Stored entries
+--

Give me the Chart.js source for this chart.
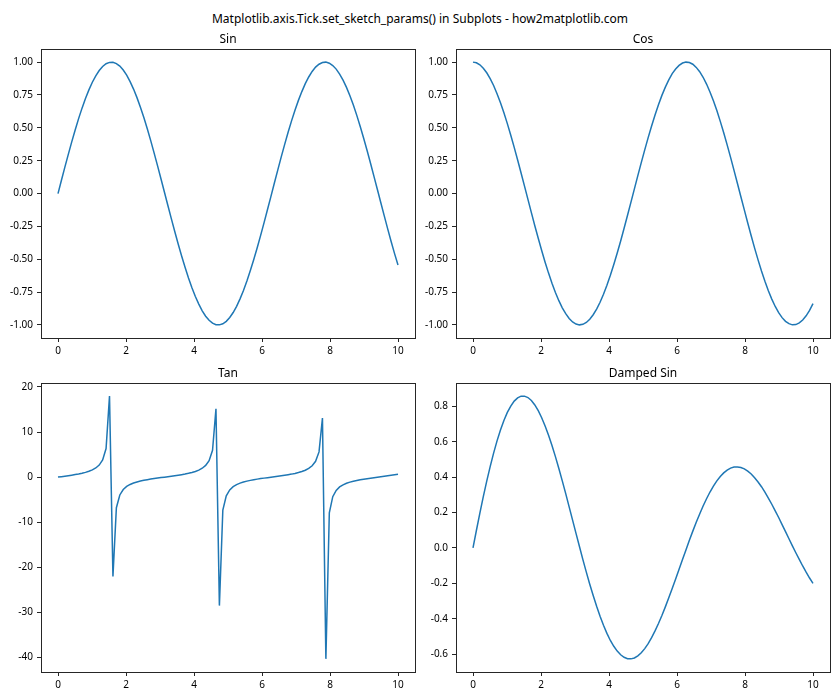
<!DOCTYPE html>
<html>
<head>
<meta charset="utf-8">
<script src="https://cdn.jsdelivr.net/npm/chart.js@4.4.0/dist/chart.umd.min.js"></script>
<style>
  body { margin: 0; background: #fff; width: 840px; height: 700px; position: relative; overflow: hidden; font-family: "Noto Sans", sans-serif; }
  #suptitle { position: absolute; left: 0; top: 10px; width: 840px; text-align: center; font-size: 12px; line-height: 18px; color: #000; }
  canvas { position: absolute; }
</style>
</head>
<body>
<div id="suptitle">Matplotlib.axis.Tick.set_sketch_params() in Subplots - how2matplotlib.com</div>
<canvas id="sinChart" width="417" height="326" style="left:0;top:32px"></canvas>
<canvas id="cosChart" width="412" height="326" style="left:420px;top:32px"></canvas>
<canvas id="tanChart" width="417" height="326" style="left:0;top:366px"></canvas>
<canvas id="dampChart" width="412" height="326" style="left:420px;top:366px"></canvas>
<script>
// x = 100 points from 0 to 10
const xs = [0, 0.101, 0.202, 0.303, 0.404, 0.505, 0.606, 0.707, 0.808, 0.909,
  1.010, 1.111, 1.212, 1.313, 1.414, 1.515, 1.616, 1.717, 1.818, 1.919,
  2.020, 2.121, 2.222, 2.323, 2.424, 2.525, 2.626, 2.727, 2.828, 2.929,
  3.030, 3.131, 3.232, 3.333, 3.434, 3.535, 3.636, 3.737, 3.838, 3.939,
  4.040, 4.141, 4.242, 4.343, 4.444, 4.545, 4.646, 4.747, 4.848, 4.949,
  5.051, 5.152, 5.253, 5.354, 5.455, 5.556, 5.657, 5.758, 5.859, 5.960,
  6.061, 6.162, 6.263, 6.364, 6.465, 6.566, 6.667, 6.768, 6.869, 6.970,
  7.071, 7.172, 7.273, 7.374, 7.475, 7.576, 7.677, 7.778, 7.879, 7.980,
  8.081, 8.182, 8.283, 8.384, 8.485, 8.586, 8.687, 8.788, 8.889, 8.990,
  9.091, 9.192, 9.293, 9.394, 9.495, 9.596, 9.697, 9.798, 9.899, 10];

const sinValues = [0, 0.101, 0.201, 0.298, 0.393, 0.484, 0.570, 0.650, 0.723, 0.789,
  0.847, 0.896, 0.936, 0.967, 0.988, 0.998, 0.999, 0.989, 0.970, 0.940,
  0.901, 0.852, 0.795, 0.730, 0.657, 0.578, 0.493, 0.403, 0.308, 0.211,
  0.111, 0.010, -0.091, -0.191, -0.289, -0.384, -0.475, -0.561, -0.642, -0.716,
  -0.783, -0.841, -0.892, -0.933, -0.964, -0.986, -0.998, -0.999, -0.991, -0.972,
  -0.943, -0.905, -0.858, -0.801, -0.737, -0.665, -0.586, -0.502, -0.412, -0.318,
  -0.221, -0.121, -0.021, 0.080, 0.180, 0.279, 0.374, 0.466, 0.553, 0.634,
  0.709, 0.776, 0.836, 0.887, 0.929, 0.962, 0.984, 0.997, 1.000, 0.992,
  0.974, 0.947, 0.909, 0.863, 0.808, 0.744, 0.673, 0.595, 0.511, 0.421,
  0.328, 0.231, 0.131, 0.031, -0.070, -0.170, -0.269, -0.365, -0.457, -0.544];

const cosValues = [1, 0.995, 0.980, 0.954, 0.919, 0.875, 0.822, 0.760, 0.691, 0.614,
  0.532, 0.444, 0.351, 0.255, 0.156, 0.056, -0.045, -0.146, -0.245, -0.341,
  -0.434, -0.523, -0.606, -0.683, -0.754, -0.816, -0.870, -0.915, -0.951, -0.978,
  -0.994, -1.000, -0.996, -0.982, -0.957, -0.923, -0.880, -0.828, -0.767, -0.698,
  -0.623, -0.540, -0.453, -0.361, -0.265, -0.166, -0.066, 0.035, 0.136, 0.235,
  0.332, 0.425, 0.514, 0.598, 0.676, 0.747, 0.810, 0.865, 0.913, 0.948,
  0.975, 0.993, 1.000, 0.997, 0.984, 0.960, 0.927, 0.885, 0.833, 0.773,
  0.706, 0.631, 0.549, 0.462, 0.370, 0.275, 0.176, 0.076, -0.025, -0.125,
  -0.225, -0.322, -0.416, -0.505, -0.590, -0.668, -0.740, -0.804, -0.860, -0.907,
  -0.945, -0.973, -0.991, -1.000, -0.998, -0.985, -0.963, -0.931, -0.890, -0.839];

const tanValues = [0, 0.101, 0.205, 0.313, 0.428, 0.553, 0.693, 0.854, 1.046, 1.284,
  1.593, 2.020, 2.667, 3.795, 6.331, 17.952, -22.029, -6.783, -3.960, -2.753,
  -2.073, -1.630, -1.312, -1.068, -0.872, -0.708, -0.566, -0.440, -0.324, -0.216,
  -0.112, -0.010, 0.091, 0.194, 0.301, 0.415, 0.540, 0.678, 0.837, 1.025,
  1.257, 1.557, 1.969, 2.586, 3.642, 5.935, 15.147, -28.494, -7.303, -4.138,
  -2.844, -2.129, -1.668, -1.340, -1.090, -0.891, -0.724, -0.580, -0.451, -0.335,
  -0.226, -0.122, -0.021, 0.081, 0.183, 0.290, 0.403, 0.526, 0.663, 0.819,
  1.004, 1.231, 1.522, 1.920, 2.509, 3.501, 5.584, 13.098, -40.302, -7.906,
  -4.333, -2.940, -2.187, -1.707, -1.369, -1.113, -0.909, -0.740, -0.594, -0.465,
  -0.347, -0.237, -0.133, -0.031, 0.070, 0.173, 0.279, 0.392, 0.513, 0.648];

const dampedValues = [0, 0.100, 0.197, 0.290, 0.378, 0.460, 0.536, 0.605, 0.667, 0.720,
  0.766, 0.802, 0.830, 0.848, 0.858, 0.858, 0.850, 0.833, 0.808, 0.776,
  0.736, 0.689, 0.637, 0.579, 0.516, 0.449, 0.379, 0.307, 0.232, 0.157,
  0.082, 0.008, -0.066, -0.137, -0.205, -0.269, -0.330, -0.386, -0.437, -0.483,
  -0.523, -0.556, -0.583, -0.604, -0.618, -0.626, -0.627, -0.622, -0.610, -0.593,
  -0.569, -0.541, -0.507, -0.469, -0.427, -0.382, -0.333, -0.282, -0.229, -0.175,
  -0.120, -0.066, -0.011, 0.043, 0.095, 0.145, 0.192, 0.237, 0.278, 0.316,
  0.349, 0.379, 0.404, 0.424, 0.440, 0.451, 0.457, 0.458, 0.455, 0.447,
  0.434, 0.418, 0.397, 0.373, 0.346, 0.315, 0.282, 0.247, 0.210, 0.172,
  0.132, 0.092, 0.052, 0.012, -0.027, -0.065, -0.102, -0.137, -0.170, -0.200];

const xTicks = [0, 2, 4, 6, 8, 10];
const trigTicks = [-1, -0.75, -0.5, -0.25, 0, 0.25, 0.5, 0.75, 1];
const trigTickLabels = ["-1.00", "-0.75", "-0.50", "-0.25", "0.00", "0.25", "0.50", "0.75", "1.00"];
const tanTicks = [-40, -30, -20, -10, 0, 10, 20];
const tanTickLabels = ["-40", "-30", "-20", "-10", "0", "10", "20"];
const dampTicks = [-0.6, -0.4, -0.2, 0, 0.2, 0.4, 0.6, 0.8];
const dampTickLabels = ["-0.6", "-0.4", "-0.2", "0.0", "0.2", "0.4", "0.6", "0.8"];

const fontFamily = '"Noto Sans", sans-serif';
const spineColor = "#262626";

// matplotlib style: full box around the axes
const frame = {
  id: "frame",
  afterDraw(chart) {
    const a = chart.chartArea;
    const ctx = chart.ctx;
    ctx.save();
    ctx.strokeStyle = spineColor;
    ctx.lineWidth = 1;
    ctx.strokeRect(Math.round(a.left) + 0.5, Math.round(a.top) + 0.5,
      Math.round(a.right - a.left), Math.round(a.bottom - a.top));
    ctx.restore();
  }
};

function padRange(values) {
  const lo = Math.min(...values);
  const hi = Math.max(...values);
  const m = (hi - lo) * 0.05;
  return [lo - m, hi + m];
}

function makePanel(id, title, ys, ticks, tickLabels, yWidth) {
  const [yMin, yMax] = padRange(ys);
  const [xMin, xMax] = padRange(xs);
  const ctx = document.getElementById(id).getContext("2d");
  return new Chart(ctx, {
    type: "line",
    data: {
      datasets: [{
        data: xs.map((x, i) => ({ x: x, y: ys[i] })),
        borderColor: "#1f77b4",
        borderWidth: 1.5,
        pointRadius: 0,
        tension: 0,
        fill: false
      }]
    },
    options: {
      responsive: false,
      animation: false,
      layout: { padding: { left: 0, right: 2, top: 0, bottom: 0 } },
      plugins: {
        legend: { display: false },
        tooltip: { enabled: false },
        title: {
          display: true,
          text: title,
          fullSize: false,
          color: "#000",
          font: { family: fontFamily, size: 12, weight: "normal", lineHeight: 1.2 },
          padding: { top: 0, bottom: 2.6 }
        }
      },
      scales: {
        x: {
          type: "linear",
          min: xMin,
          max: xMax,
          afterBuildTicks: s => { s.ticks = xTicks.map(v => ({ value: v })); },
          afterFit: s => { s.height = 20; },
          border: { display: false },
          grid: { drawOnChartArea: false, drawTicks: true, tickLength: 4, color: spineColor },
          ticks: { color: "#000", padding: 3, maxRotation: 0, font: { family: fontFamily, size: 10 }, callback: v => String(v) }
        },
        y: {
          type: "linear",
          min: yMin,
          max: yMax,
          afterBuildTicks: s => { s.ticks = ticks.map(v => ({ value: v })); },
          afterFit: s => { s.width = yWidth; },
          border: { display: false },
          grid: { drawOnChartArea: false, drawTicks: true, tickLength: 4, color: spineColor },
          ticks: {
            color: "#000", padding: 4, font: { family: fontFamily, size: 10 },
            callback: v => tickLabels[ticks.indexOf(v)]
          }
        }
      }
    },
    plugins: [frame]
  });
}

makePanel("sinChart", "Sin", sinValues, trigTicks, trigTickLabels, 41);
makePanel("cosChart", "Cos", cosValues, trigTicks, trigTickLabels, 36);
makePanel("tanChart", "Tan", tanValues, tanTicks, tanTickLabels, 41);
makePanel("dampChart", "Damped Sin", dampedValues, dampTicks, dampTickLabels, 36);
</script>
</body>
</html>
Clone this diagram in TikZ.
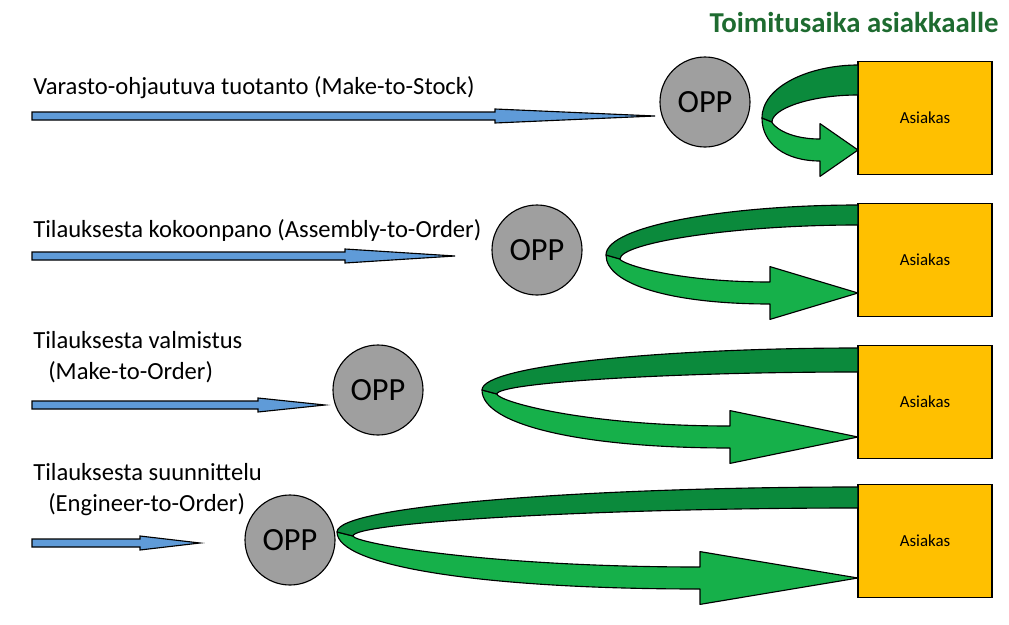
\documentclass[tikz,border=0pt]{standalone}
\usepackage{fontspec}
\setmainfont{Carlito}
\definecolor{dkg}{HTML}{0B8A3C}
\definecolor{ltg}{HTML}{16B04A}
\definecolor{blu}{HTML}{5F9BD8}
\definecolor{gold}{HTML}{FFC000}
\definecolor{ttl}{HTML}{1E6B30}
\tikzset{
 opp/.style={circle,draw=black,thick,fill=gray!75,minimum size=90*0.025cm,inner sep=0pt,font=\fontsize{23}{23}\selectfont},
 box/.style={draw=black,thick,fill=gold,minimum width=134*0.025cm,minimum height=113*0.025cm,font=\fontsize{12}{13}\selectfont},
 lbl/.style={anchor=west,inner sep=0pt,font=\fontsize{17.5}{18}\selectfont,align=left},
 rib/.style={draw=black,thick,line join=round}
}
\newcommand{\bluarrow}[3]{% y, shaft end, tip
 \fill[blu,draw=black,thick] (32,#1-4)--(#2,#1-4)--(#2,#1-7)--(#3,#1)--(#2,#1+7)--(#2,#1+4)--(32,#1+4)--cycle;}
\newcommand{\ribbon}[9]{% X y1 y2 xL yM xH yT w f
 \fill[rib,fill=ltg] (#4,#5) .. controls (#4,{#5+0.6*(#7+#8-#5)}) and ({#4+0.4*(#6-#4)},#7+#8) .. (#6,#7+#8)
   -- (#6,{#7+2.4*#8}) -- (#1,#7) -- (#6,{#7-2.4*#8}) -- (#6,#7-#8)
   .. controls ({#4+0.4*(#6-#4)},#7-#8) and (#4+#9,{#5+0.3*(#7-#8-#5)}) .. (#4+#9,#5+4) -- cycle;
 \fill[rib,fill=dkg] (#1,#2) .. controls ({#4+0.5*(#1-#4)},#2) and (#4,{#5-0.6*(#5-#2)}) .. (#4,#5)
   -- (#4+#9,#5+4) .. controls (#4+#9,{#5-0.4*(#5-#3)}) and ({#4+0.5*(#1-#4)},#3) .. (#1,#3) -- cycle;}
\begin{document}
\begin{tikzpicture}[x=0.025cm,y=-0.025cm]
\useasboundingbox (0,0) rectangle (1009,625);
\node[font=\bfseries\fontsize{20.5}{21}\selectfont,text=ttl] (title) at (854,22) {Toimitusaika asiakkaalle};
% row 1
\node[lbl] (t1) at (33,88) {Varasto-ohjautuva tuotanto (Make-to-Stock)};
\bluarrow{116}{495}{655}
\node[box] (as1) at (925,118) {Asiakas};
\ribbon{858}{65}{95}{762}{118}{820}{150}{11}{10}
\node[opp] (o1) at (705,102) {OPP};
% row 2
\node[lbl] (t2) at (33,230) {Tilauksesta kokoonpano (Assembly-to-Order)};
\bluarrow{256}{345}{455}
\node[box] (as2) at (925,260) {Asiakas};
\ribbon{858}{205}{225}{606}{255}{770}{293}{11}{14}
\node[opp] (o2) at (537,250) {OPP};
% row 3
\node[lbl] (t3) at (33,340) {Tilauksesta valmistus};
\node[lbl] (t3b) at (48,372) {(Make-to-Order)};
\bluarrow{405}{258}{325}
\node[box] (as3) at (925,402) {Asiakas};
\ribbon{858}{348}{372}{482}{390}{730}{437}{11}{15}
\node[opp] (o3) at (378,390) {OPP};
% row 4
\node[lbl] (t4) at (33,472) {Tilauksesta suunnittelu};
\node[lbl] (t4b) at (48,505) {(Engineer-to-Order)};
\bluarrow{543}{140}{200}
\node[box] (as4) at (925,541) {Asiakas};
\ribbon{858}{487}{508}{337}{532}{700}{578}{11}{16}
\node[opp] (o4) at (290,540) {OPP};
\end{tikzpicture}
\end{document}
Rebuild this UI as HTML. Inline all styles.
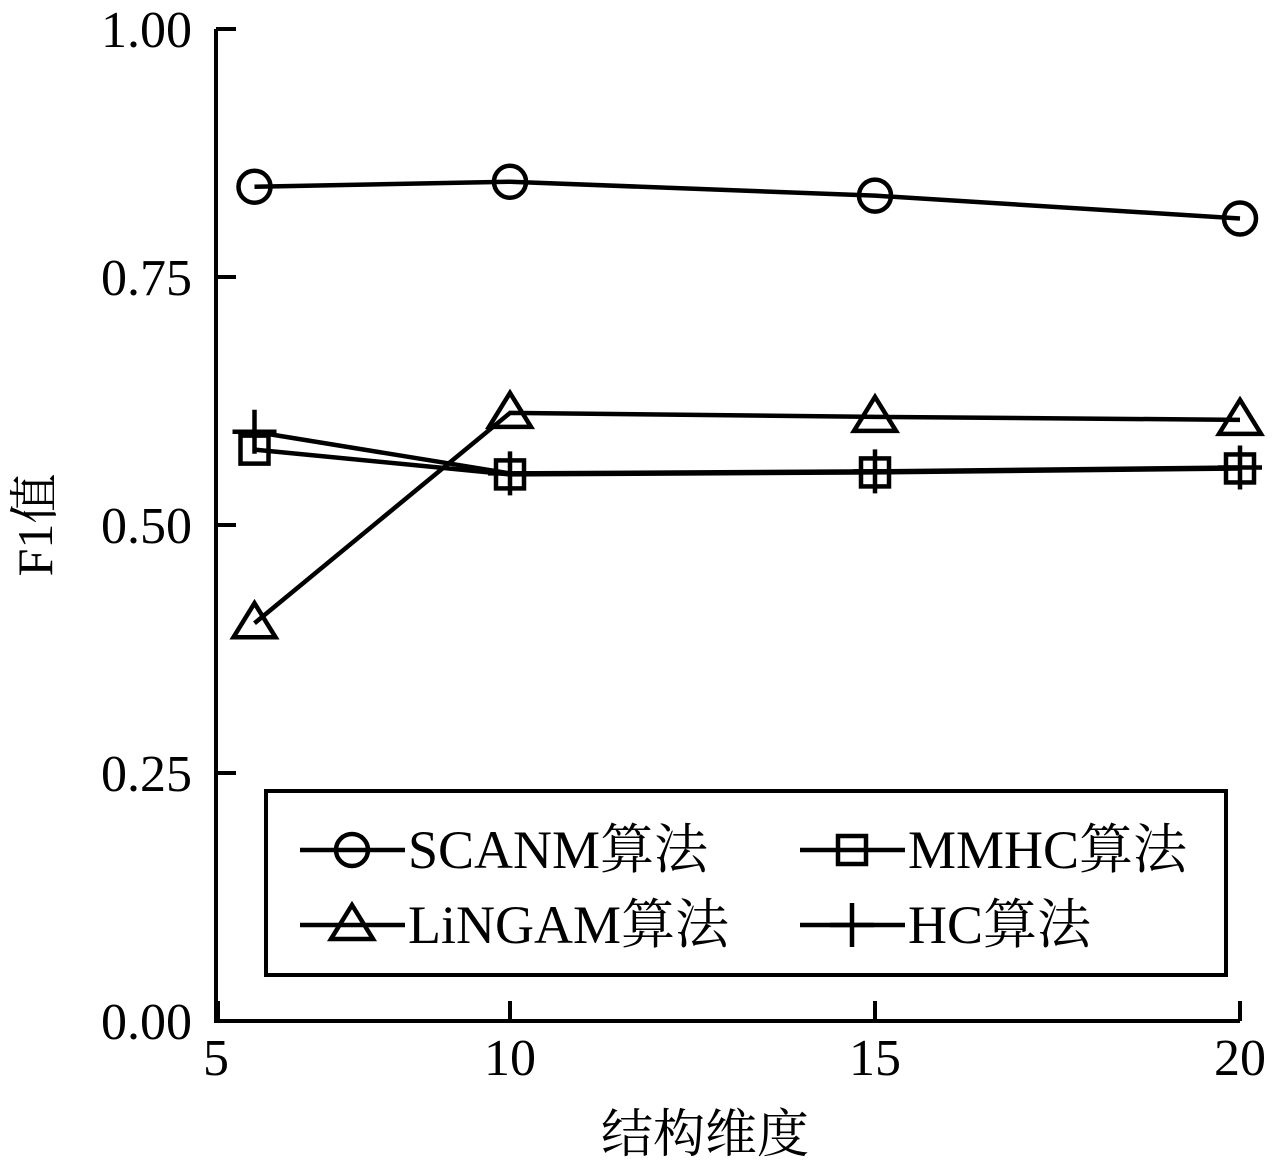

+--

GIVEN EXERCISE: Everything from the first line of the listing above through the line that contains "9.798, 9.899, 10];" is to be restated word for word, minus the pictures.

FINISHED TASK:
Give me the Chart.js source for this chart.
<!DOCTYPE html>
<html>
<head>
<meta charset="utf-8">
<script src="https://cdn.jsdelivr.net/npm/chart.js@4.4.0/dist/chart.umd.min.js"></script>
<style>
  body { margin: 0; background: #fff; width: 840px; height: 700px; position: relative; overflow: hidden; font-family: "Noto Sans", sans-serif; }
  #suptitle { position: absolute; left: 0; top: 10px; width: 840px; text-align: center; font-size: 12px; line-height: 18px; color: #000; }
  canvas { position: absolute; }
</style>
</head>
<body>
<div id="suptitle">Matplotlib.axis.Tick.set_sketch_params() in Subplots - how2matplotlib.com</div>
<canvas id="sinChart" width="417" height="326" style="left:0;top:32px"></canvas>
<canvas id="cosChart" width="412" height="326" style="left:420px;top:32px"></canvas>
<canvas id="tanChart" width="417" height="326" style="left:0;top:366px"></canvas>
<canvas id="dampChart" width="412" height="326" style="left:420px;top:366px"></canvas>
<script>
// x = 100 points from 0 to 10
const xs = [0, 0.101, 0.202, 0.303, 0.404, 0.505, 0.606, 0.707, 0.808, 0.909,
  1.010, 1.111, 1.212, 1.313, 1.414, 1.515, 1.616, 1.717, 1.818, 1.919,
  2.020, 2.121, 2.222, 2.323, 2.424, 2.525, 2.626, 2.727, 2.828, 2.929,
  3.030, 3.131, 3.232, 3.333, 3.434, 3.535, 3.636, 3.737, 3.838, 3.939,
  4.040, 4.141, 4.242, 4.343, 4.444, 4.545, 4.646, 4.747, 4.848, 4.949,
  5.051, 5.152, 5.253, 5.354, 5.455, 5.556, 5.657, 5.758, 5.859, 5.960,
  6.061, 6.162, 6.263, 6.364, 6.465, 6.566, 6.667, 6.768, 6.869, 6.970,
  7.071, 7.172, 7.273, 7.374, 7.475, 7.576, 7.677, 7.778, 7.879, 7.980,
  8.081, 8.182, 8.283, 8.384, 8.485, 8.586, 8.687, 8.788, 8.889, 8.990,
  9.091, 9.192, 9.293, 9.394, 9.495, 9.596, 9.697, 9.798, 9.899, 10];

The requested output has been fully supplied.